I’m letting go
Of the life I planned for me
And my dreams
Losing control
Of my destiny
Feels like I’m falling and that’s what it’s like to believe
So I’m letting go
This is a giant leap of faith
Trusting and trying to embrace
The fear of the unknown
Beyond my comfort zone
Been doin some more thinking lately. In 18 days I turn 22. OLD! WOW! Never thought I'd actually make it this far. Looking back I had many plans for my life that I was convinced would come true at the age of 22. You can ask all my friends I grew up with. I was convinced I'd be married at 22 because my mom and dad were, so of course I wanted to be. I thought I would be done with school... i still have about a year and a half left. There are many more, but those were the main one. This song above really describes where I am right now. Letting of the life Ive planned for me and my dreams. I have to give them up to God, knowing that His plan for me is so much better than my plan.

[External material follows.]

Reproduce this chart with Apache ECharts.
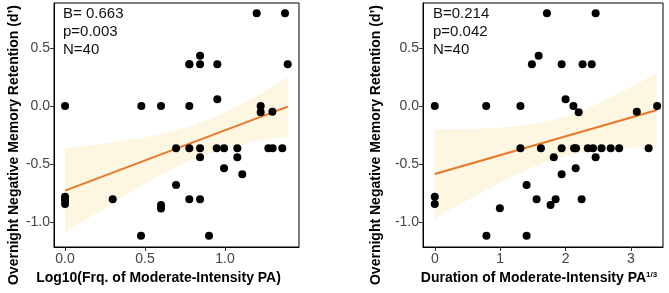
<!DOCTYPE html>
<html>
<head>
<meta charset="utf-8">
<script src="https://cdn.jsdelivr.net/npm/echarts@6/dist/echarts.min.js"></script>
<style>
  html, body { margin: 0; padding: 0; background: #fff; }
  #chart { width: 669px; height: 293px; }
</style>
</head>
<body>
<div id="chart"></div>
<script>
// left panel: log10 frequency vs retention
const freqX = [1.198, 1.375, 0.777, 0.844, 0.952, 1.392, 0.844, 0, 0.477, 0.6, 0.777, 1.223, 0.952, 1.223, 1.296,
  0.694, 0.777, 0.844, 0.948, 0.994, 1.077, 1.271, 1.298, 1.358, 0.844, 1.077, 0.994, 1.108, 0.694,
  0, 0, 0, 0.298, 0.777, 0.844, 0.6, 0.6, 0.475, 0.9, 0.777]
const freqY = [0.80, 0.80, 0.36, 0.36, 0.36, 0.36, 0.434, 0, 0, 0, 0, 0, 0.058, -0.055, -0.05,
  -0.365, -0.365, -0.365, -0.365, -0.365, -0.365, -0.365, -0.365, -0.365, -0.443, -0.443, -0.537, -0.589, -0.681,
  -0.782, -0.81, -0.845, -0.804, -0.804, -0.804, -0.853, -0.884, -1.118, -1.118, 0.36]

// right panel: duration^(1/3) vs retention
const durX = [1.715, 2.46, 1.485, 1.94, 2.26, 2.40, 1.588, 0, 0.786, 1.31, 2.12, 3.40, 2.0, 2.2, 3.09,
  1.31, 1.623, 1.94, 2.13, 2.16, 2.34, 2.42, 2.55, 2.69, 2.82, 3.27, 1.82, 2.46, 2.155, 1.94, 1.404,
  1.557, 1.848, 2.246, 1.77, 0.995, 0, 0, 0.79, 1.404]
const durY = [0.80, 0.80, 0.36, 0.36, 0.36, 0.36, 0.434, 0, 0, 0, 0, 0, 0.058, -0.055, -0.05,
  -0.365, -0.365, -0.365, -0.365, -0.365, -0.365, -0.365, -0.365, -0.365, -0.365, -0.365, -0.443, -0.443, -0.537, -0.589, -0.681,
  -0.804, -0.804, -0.804, -0.853, -0.882, -0.782, -0.845, -1.118, -1.118]

// fitted lines and confidence bands
const freqFitX = [0, 1.392]
const freqFitY = [-0.73, -0.006]
const freqBandX = [0, 0.1, 0.2, 0.3, 0.4, 0.5, 0.6, 0.7, 0.8, 0.9, 1.0, 1.1, 1.2, 1.3, 1.392]
const freqBandLow = [-1.094, -1.005, -0.92, -0.834, -0.752, -0.671, -0.594, -0.523, -0.461, -0.409, -0.365, -0.33, -0.303, -0.28, -0.26]
const freqBandHigh = [-0.366, -0.349, -0.332, -0.313, -0.292, -0.269, -0.242, -0.209, -0.167, -0.115, -0.055, 0.015, 0.091, 0.168, 0.246]

const durFitX = [0, 3.40]
const durFitY = [-0.586, -0.034]
const durBandX = [0, 0.25, 0.5, 0.75, 1.0, 1.25, 1.5, 1.75, 2.0, 2.25, 2.5, 2.75, 3.0, 3.2, 3.40]
const durBandLow = [-0.972, -0.89, -0.812, -0.735, -0.661, -0.592, -0.528, -0.474, -0.432, -0.402, -0.381, -0.368, -0.359, -0.356, -0.354]
const durBandHigh = [-0.20, -0.2, -0.198, -0.194, -0.187, -0.175, -0.156, -0.128, -0.09, -0.039, 0.021, 0.09, 0.163, 0.224, 0.286]

const yTicks = [-1.0, -0.5, 0.0, 0.5]
const freqTicks = [0, 0.5, 1.0]
const durTicks = [0, 1, 2, 3]

const FONT = 'Liberation Sans, Arial, sans-serif'
const ORANGE = '#e8772a'
const BAND = '#fdf6e0'

const chart = echarts.init(document.getElementById('chart'))

function zip(xs, ys) {
  return xs.map((x, i) => [x, ys[i]])
}

function bandSeries(idx, xs, low, high) {
  return {
    type: 'custom',
    xAxisIndex: idx,
    yAxisIndex: idx,
    silent: true,
    z: 1,
    data: xs.map((x, i) => [x, low[i], high[i]]),
    renderItem: (params, api) => {
      if (params.dataIndex !== 0) return
      const pts = []
      xs.forEach((x, i) => pts.push(api.coord([x, high[i]])))
      for (let i = xs.length - 1; i >= 0; i--) pts.push(api.coord([xs[i], low[i]]))
      return { type: 'polygon', shape: { points: pts }, style: { fill: BAND } }
    }
  }
}

function xAxis(idx, min, max, ticks, name, fmt, shift) {
  return {
    type: 'value',
    gridIndex: idx,
    min, max,
    name,
    nameLocation: 'middle',
    nameGap: 21,
    nameTextStyle: { fontFamily: FONT, fontSize: 14, fontWeight: 'bold', color: '#000', padding: [0, shift, 0, 0],
      rich: { sup: { fontFamily: FONT, fontSize: 8, fontWeight: 'bold', verticalAlign: 'top', padding: [0, 0, 6, 0] } } },
    axisLine: { show: true, onZero: false, lineStyle: { color: '#000', width: 1 } },
    axisTick: { show: true, length: 4, lineStyle: { color: '#333' }, customValues: ticks },
    axisLabel: { fontFamily: FONT, fontSize: 14, color: '#444', margin: 5, customValues: ticks, formatter: fmt },
    splitLine: { show: false }
  }
}

function yAxis(idx) {
  return {
    type: 'value',
    gridIndex: idx,
    min: -1.216, max: 0.888,
    axisLine: { show: true, onZero: false, lineStyle: { color: '#000', width: 1 } },
    axisTick: { show: true, length: 4, lineStyle: { color: '#333' }, customValues: yTicks },
    axisLabel: { fontFamily: FONT, fontSize: 14, color: '#444', margin: 4, customValues: yTicks,
      formatter: v => v.toFixed(1) },
    splitLine: { show: false }
  }
}

const yName = 'Overnight Negative Memory Retention (d\u2019)'

chart.setOption({
  animation: false,
  grid: [
    { left: 54, top: 3, width: 245, height: 244, show: true, borderColor: '#000', borderWidth: 1 },
    { left: 423, top: 3, width: 240, height: 244, show: true, borderColor: '#000', borderWidth: 1 }
  ],
  xAxis: [
    xAxis(0, -0.069, 1.4625, freqTicks, 'Log10(Frq. of Moderate-Intensity PA)', v => v.toFixed(1), 36),
    xAxis(1, -0.18, 3.49, durTicks, 'Duration of Moderate-Intensity PA{sup|1/3}', v => String(v), 8)
  ],
  yAxis: [yAxis(0), yAxis(1)],
  graphic: [
    { type: 'text', left: 63, top: 5, style: { text: 'B= 0.663\np=0.003\nN=40', font: '15px ' + FONT, fill: '#111', lineHeight: 18 } },
    { type: 'text', left: 433, top: 5, style: { text: 'B=0.214\np=0.042\nN=40', font: '15px ' + FONT, fill: '#111', lineHeight: 18 } },
    { type: 'text', x: 14, y: 145, rotation: Math.PI / 2,
      style: { text: yName, font: 'bold 14px ' + FONT, fill: '#000', align: 'center', verticalAlign: 'middle' } },
    { type: 'text', x: 376, y: 145, rotation: Math.PI / 2,
      style: { text: yName, font: 'bold 14px ' + FONT, fill: '#000', align: 'center', verticalAlign: 'middle' } }
  ],
  series: [
    bandSeries(0, freqBandX, freqBandLow, freqBandHigh),
    bandSeries(1, durBandX, durBandLow, durBandHigh),
    {
      type: 'line', xAxisIndex: 0, yAxisIndex: 0, data: zip(freqFitX, freqFitY),
      showSymbol: false, z: 2, lineStyle: { color: ORANGE, width: 2 }
    },
    {
      type: 'line', xAxisIndex: 1, yAxisIndex: 1, data: zip(durFitX, durFitY),
      showSymbol: false, z: 2, lineStyle: { color: ORANGE, width: 2 }
    },
    {
      type: 'scatter', xAxisIndex: 0, yAxisIndex: 0, data: zip(freqX, freqY),
      symbolSize: 8, z: 3, itemStyle: { color: '#000', opacity: 1 }
    },
    {
      type: 'scatter', xAxisIndex: 1, yAxisIndex: 1, data: zip(durX, durY),
      symbolSize: 8, z: 3, itemStyle: { color: '#000', opacity: 1 }
    }
  ]
})
</script>
</body>
</html>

If I had my own way, I would not be at Fort Lewis, I would not be in school, and I would be married. But God wanted it another way. I am at Fort lewis, where I have met some of the most amazing people and have grow more in my walk than ever. I am still in school, which means I have my eligibility to play lacrosse, on a team that needs me. And I am not married, which means that He is still out there, but that I get to become more of my own person...which is an exciting thought.
NOt a long post...just some things that have been on my mind.